Jardines del Malecón 2000 en Guayaquil
Jardines del Malecón 2000 en Guayaquil

Malecón Simón Bolívar

EcuadorGuayaquilurban regenerationparks
4 min read

By the late 1980s, parts of Guayaquil's old Malecón had literally fallen into the Guayas River. The boardwalk that had served as the city's social heart for a century was collapsing into the water, and what remained was dangerous enough that guidebooks warned visitors away. Muggers worked the overgrown foliage. Drug dealers and sex workers controlled certain stretches after dark. Then, in October 1999, the city inaugurated the first section of what it called Malecón 2000, a 2.5-kilometer urban renewal project that would transform the waterfront from a liability into one of South America's most studied examples of successful regeneration. The World Health Organization eventually declared it a healthy public space. Five million people now visit every year.

The Rescue of a Riverfront

The project was initiated during the administration of Mayor Leon Febres-Cordero, a former president of Ecuador, and completed under his successor Jaime Nebot Saadi. The goal was ambitious: reclaim the old boardwalk, rebuild its infrastructure, and use it as an anchor for revitalizing the adjacent commercial districts. The Malecón 2000 Foundation, a private non-profit bringing together the city's public and private institutions, took over administration of the boardwalk. The result is one of the most visited spots in Guayaquil and a template studied by urban planners from Medellin to Manila. The transformation is particularly dramatic because the Malecón's decline had been decades in the making. During the 19th century, it had been the city's primary public space; by the 1980s, it was a place people avoided.
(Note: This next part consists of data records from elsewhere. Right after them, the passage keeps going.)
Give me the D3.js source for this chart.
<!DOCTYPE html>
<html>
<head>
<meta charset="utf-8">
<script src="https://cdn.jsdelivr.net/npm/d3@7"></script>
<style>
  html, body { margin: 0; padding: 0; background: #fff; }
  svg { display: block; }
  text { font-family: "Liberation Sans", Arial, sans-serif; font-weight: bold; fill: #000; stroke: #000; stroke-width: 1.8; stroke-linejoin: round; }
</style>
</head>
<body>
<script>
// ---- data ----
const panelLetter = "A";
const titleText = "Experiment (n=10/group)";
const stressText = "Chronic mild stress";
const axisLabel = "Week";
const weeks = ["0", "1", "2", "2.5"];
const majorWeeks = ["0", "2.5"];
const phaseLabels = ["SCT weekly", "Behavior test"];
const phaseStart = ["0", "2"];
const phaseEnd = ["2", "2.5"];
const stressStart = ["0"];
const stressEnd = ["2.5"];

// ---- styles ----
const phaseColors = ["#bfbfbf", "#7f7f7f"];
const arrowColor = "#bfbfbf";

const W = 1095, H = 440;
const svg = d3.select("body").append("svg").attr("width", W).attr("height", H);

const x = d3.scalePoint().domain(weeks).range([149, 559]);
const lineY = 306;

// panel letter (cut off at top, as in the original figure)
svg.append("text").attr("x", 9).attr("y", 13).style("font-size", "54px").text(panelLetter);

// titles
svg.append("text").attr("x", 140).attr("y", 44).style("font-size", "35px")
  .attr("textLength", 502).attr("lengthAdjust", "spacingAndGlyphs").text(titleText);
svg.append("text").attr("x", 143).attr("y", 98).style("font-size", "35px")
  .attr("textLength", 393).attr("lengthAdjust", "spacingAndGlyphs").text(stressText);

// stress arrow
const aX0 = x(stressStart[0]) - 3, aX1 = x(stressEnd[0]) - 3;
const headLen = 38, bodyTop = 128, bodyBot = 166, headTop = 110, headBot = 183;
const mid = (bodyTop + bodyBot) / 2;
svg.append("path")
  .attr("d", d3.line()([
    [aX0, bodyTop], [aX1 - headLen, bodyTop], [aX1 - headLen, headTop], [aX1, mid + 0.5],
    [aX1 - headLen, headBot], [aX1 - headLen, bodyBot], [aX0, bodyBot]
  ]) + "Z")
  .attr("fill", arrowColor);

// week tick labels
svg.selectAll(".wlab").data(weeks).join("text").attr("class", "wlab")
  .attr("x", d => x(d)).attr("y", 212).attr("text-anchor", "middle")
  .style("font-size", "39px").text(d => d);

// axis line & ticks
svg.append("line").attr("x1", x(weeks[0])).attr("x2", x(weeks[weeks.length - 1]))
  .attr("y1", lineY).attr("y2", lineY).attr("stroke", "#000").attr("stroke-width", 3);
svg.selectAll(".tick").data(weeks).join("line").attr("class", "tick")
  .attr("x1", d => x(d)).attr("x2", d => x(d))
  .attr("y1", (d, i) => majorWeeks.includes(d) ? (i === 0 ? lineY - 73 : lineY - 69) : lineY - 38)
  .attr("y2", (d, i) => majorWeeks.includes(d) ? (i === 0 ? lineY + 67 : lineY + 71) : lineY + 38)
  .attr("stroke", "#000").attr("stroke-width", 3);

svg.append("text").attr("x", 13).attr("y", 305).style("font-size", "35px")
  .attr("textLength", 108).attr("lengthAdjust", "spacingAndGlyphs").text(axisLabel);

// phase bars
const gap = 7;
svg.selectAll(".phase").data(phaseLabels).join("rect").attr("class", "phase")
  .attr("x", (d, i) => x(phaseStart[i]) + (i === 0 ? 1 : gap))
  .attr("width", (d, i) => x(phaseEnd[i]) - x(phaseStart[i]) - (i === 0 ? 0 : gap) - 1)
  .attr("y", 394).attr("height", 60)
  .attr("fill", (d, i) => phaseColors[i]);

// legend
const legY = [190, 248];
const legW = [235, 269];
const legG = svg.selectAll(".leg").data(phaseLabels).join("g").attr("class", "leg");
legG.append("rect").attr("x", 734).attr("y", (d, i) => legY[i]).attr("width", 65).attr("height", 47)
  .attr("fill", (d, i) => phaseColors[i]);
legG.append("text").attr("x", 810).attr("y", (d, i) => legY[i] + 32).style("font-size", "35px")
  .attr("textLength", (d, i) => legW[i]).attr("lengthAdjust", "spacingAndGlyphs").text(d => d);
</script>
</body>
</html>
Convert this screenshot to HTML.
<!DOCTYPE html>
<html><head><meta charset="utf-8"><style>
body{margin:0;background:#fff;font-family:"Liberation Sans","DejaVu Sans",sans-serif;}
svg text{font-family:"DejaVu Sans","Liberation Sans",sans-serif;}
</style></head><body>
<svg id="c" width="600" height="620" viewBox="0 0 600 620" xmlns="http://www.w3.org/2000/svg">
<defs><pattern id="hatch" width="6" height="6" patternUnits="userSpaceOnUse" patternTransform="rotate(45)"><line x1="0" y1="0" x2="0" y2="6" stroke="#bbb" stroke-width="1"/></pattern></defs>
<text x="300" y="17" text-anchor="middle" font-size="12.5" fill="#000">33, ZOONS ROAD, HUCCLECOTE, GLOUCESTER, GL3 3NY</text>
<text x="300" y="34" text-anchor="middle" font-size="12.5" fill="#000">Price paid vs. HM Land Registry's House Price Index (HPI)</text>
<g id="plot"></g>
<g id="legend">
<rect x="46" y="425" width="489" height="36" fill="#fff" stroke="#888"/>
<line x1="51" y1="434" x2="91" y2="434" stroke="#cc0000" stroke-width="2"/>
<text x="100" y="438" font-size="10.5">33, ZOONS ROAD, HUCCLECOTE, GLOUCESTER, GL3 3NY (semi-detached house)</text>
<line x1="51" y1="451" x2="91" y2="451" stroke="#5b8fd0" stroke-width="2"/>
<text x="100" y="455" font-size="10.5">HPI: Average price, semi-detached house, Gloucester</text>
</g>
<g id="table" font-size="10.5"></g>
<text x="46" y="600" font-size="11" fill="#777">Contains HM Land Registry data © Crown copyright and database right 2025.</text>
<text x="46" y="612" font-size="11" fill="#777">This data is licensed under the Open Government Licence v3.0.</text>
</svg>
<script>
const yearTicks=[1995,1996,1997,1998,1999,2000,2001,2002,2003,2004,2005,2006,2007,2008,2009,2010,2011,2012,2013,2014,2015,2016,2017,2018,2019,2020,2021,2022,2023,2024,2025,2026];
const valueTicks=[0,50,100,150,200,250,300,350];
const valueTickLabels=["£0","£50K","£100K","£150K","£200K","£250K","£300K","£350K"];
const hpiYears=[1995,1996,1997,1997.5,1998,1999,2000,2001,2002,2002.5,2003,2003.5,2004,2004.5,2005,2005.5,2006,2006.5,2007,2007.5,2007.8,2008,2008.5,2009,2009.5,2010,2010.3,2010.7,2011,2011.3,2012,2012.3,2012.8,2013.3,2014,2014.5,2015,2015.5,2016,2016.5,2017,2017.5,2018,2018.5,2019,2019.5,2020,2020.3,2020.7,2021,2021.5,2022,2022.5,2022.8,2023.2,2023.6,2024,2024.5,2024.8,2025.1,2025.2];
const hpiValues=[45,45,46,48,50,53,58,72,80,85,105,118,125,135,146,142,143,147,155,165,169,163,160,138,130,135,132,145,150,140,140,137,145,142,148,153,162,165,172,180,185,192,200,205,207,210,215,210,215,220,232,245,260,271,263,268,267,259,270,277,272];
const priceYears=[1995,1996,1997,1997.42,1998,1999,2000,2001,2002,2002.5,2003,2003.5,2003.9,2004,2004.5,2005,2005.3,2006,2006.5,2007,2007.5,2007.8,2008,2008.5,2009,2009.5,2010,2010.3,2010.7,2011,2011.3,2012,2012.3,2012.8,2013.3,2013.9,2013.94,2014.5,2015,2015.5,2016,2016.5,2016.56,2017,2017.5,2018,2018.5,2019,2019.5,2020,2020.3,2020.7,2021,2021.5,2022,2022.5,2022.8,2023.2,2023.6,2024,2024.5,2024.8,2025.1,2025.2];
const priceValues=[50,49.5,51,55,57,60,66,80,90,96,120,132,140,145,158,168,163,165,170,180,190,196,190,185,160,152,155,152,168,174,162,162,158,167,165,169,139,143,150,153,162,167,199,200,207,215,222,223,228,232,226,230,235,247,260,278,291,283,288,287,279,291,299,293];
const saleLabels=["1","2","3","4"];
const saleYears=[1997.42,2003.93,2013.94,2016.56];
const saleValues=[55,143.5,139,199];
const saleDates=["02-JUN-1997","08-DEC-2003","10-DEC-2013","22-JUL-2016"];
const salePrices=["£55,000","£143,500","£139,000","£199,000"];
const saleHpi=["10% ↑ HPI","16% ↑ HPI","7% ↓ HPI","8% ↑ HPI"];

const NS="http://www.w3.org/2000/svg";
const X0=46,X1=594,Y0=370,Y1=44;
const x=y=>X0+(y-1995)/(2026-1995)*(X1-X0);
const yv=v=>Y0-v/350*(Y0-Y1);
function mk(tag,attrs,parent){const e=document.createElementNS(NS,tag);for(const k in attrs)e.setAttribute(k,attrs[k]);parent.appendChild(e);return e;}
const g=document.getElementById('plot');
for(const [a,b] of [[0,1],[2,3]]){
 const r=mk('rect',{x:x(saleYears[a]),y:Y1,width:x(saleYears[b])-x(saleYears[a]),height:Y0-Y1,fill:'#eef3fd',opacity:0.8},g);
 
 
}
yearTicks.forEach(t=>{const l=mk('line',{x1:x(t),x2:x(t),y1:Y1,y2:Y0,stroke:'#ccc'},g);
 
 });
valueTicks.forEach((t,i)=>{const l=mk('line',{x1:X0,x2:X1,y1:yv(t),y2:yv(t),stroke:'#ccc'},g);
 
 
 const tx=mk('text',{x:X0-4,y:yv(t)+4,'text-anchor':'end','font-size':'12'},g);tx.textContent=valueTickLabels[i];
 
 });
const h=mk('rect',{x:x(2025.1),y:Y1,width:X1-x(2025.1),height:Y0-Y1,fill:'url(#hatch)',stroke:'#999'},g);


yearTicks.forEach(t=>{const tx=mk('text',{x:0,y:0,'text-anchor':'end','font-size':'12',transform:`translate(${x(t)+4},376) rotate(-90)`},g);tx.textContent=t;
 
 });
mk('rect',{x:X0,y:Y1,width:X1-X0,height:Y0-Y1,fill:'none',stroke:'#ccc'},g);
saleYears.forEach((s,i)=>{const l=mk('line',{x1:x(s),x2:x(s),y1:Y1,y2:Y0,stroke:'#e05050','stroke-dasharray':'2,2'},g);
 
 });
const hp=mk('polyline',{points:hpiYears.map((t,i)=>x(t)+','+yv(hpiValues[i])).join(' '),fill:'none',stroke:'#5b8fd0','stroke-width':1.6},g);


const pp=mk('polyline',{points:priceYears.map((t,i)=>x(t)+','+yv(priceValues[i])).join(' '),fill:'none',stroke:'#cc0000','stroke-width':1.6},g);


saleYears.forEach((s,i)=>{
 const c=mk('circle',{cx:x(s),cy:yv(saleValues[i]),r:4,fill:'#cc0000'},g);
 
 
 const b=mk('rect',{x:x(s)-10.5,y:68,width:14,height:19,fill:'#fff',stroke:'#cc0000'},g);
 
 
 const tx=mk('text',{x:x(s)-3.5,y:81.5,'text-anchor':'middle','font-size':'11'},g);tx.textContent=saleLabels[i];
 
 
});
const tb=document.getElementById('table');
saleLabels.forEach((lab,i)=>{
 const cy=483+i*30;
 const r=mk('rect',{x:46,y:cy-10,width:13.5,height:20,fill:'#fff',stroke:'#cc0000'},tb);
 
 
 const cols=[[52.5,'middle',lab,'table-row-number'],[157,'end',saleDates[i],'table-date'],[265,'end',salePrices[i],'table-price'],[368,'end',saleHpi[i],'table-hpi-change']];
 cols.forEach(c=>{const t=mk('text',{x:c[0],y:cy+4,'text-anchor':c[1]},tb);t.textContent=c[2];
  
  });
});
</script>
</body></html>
The Clock That Came from England

The Malecón's central section holds the boardwalk's most historic features. La Rotonda, perhaps the most photographed monument in Guayaquil, commemorates the 1822 meeting between Simón Bolívar of Venezuela and José de San Martín of Argentina, the two great liberators of South America whose private conversation here still provokes historical debate. Why San Martín withdrew from the independence campaigns afterward remains one of the continent's enduring mysteries. Nearby stands the Moorish Clock Tower, a pale yellow landmark whose mechanism was purchased in England by Don Manuel Antonio Lizarraga, a Spanish merchant and figure in Ecuadorian independence. The clock was inaugurated in October 1842 and has ticked through nearly two centuries of the city's history.

Three Sections, One River

The Malecón divides into three zones with distinct characters. The northern section holds the boardwalk's cultural core: plazas and fountains, an antique Ecuadorian train preserved as public art, a planetarium, an anthropological museum, a contemporary art museum, and the first IMAX theater in South America. The central area, home to the Civic Plaza, concentrates the historical monuments around the Rotonda and the clock tower. The southern section houses the modern Bahia Malecon Shopping Center, built to draw commerce back toward the river. Along the way, the 22,000-square-meter Malecon Gardens preserve Ecuadorian botanical species with an artificial stream and ponds. Boarding docks scattered along the route offer river tours up and down the Guayas.

Monuments and the First Mayor

The boardwalk doubles as an open-air hall of fame for the city's civic figures. Jose Joaquin de Olmedo, a poet who became the first mayor of Guayaquil after independence, stands in bust form near the northern entrance. Carlos Alberto Arroyo del Rio, an Ecuadorian president born in the city, has his own memorial. The statues form a record of civic memory, each one a choice about whose story gets told at the water's edge. Walking the full length of the boardwalk, a visitor moves through approximately two centuries of Guayaquil's self-image: the colonial merchant who funded the clock, the liberators whose 1822 meeting changed the map of South America, the poet-mayor who wrote odes celebrating South American independence, and finally the 21st-century mall anchoring the southern end.

A Model Studied Abroad

What makes the Malecón notable beyond Guayaquil is the scale and success of the urban transformation. The Pan-American Health Organization and the WHO designated it a healthy public space, a formal recognition that rarely attaches to urban redevelopment projects. The Foundation model, which placed administration in the hands of a non-profit rather than a municipal department, is studied as a case in governance. Maintenance has stayed consistent across multiple mayoral administrations because the boardwalk does not depend on any one of them. Visitors who come today find a well-lit, clean, safe public space that serves as the city's de facto living room. A generation of Guayaquileños now associates the Malecón with family Sunday afternoons rather than with the danger of the 1980s.

From the Air

Malecón Simón Bolívar runs along the west bank of the Guayas River at 2.19 degrees south, 79.88 degrees west, in central Guayaquil. The boardwalk extends approximately 2.5 kilometers north to south. Jose Joaquin de Olmedo International Airport (ICAO: SEGU) lies about 5 kilometers north of the Malecon. From altitude the boardwalk appears as a distinct green and gray ribbon along the river, with the IMAX dome and mall visible at the ends. Recommended viewing altitude 2,000 to 5,000 feet for city-scale detail.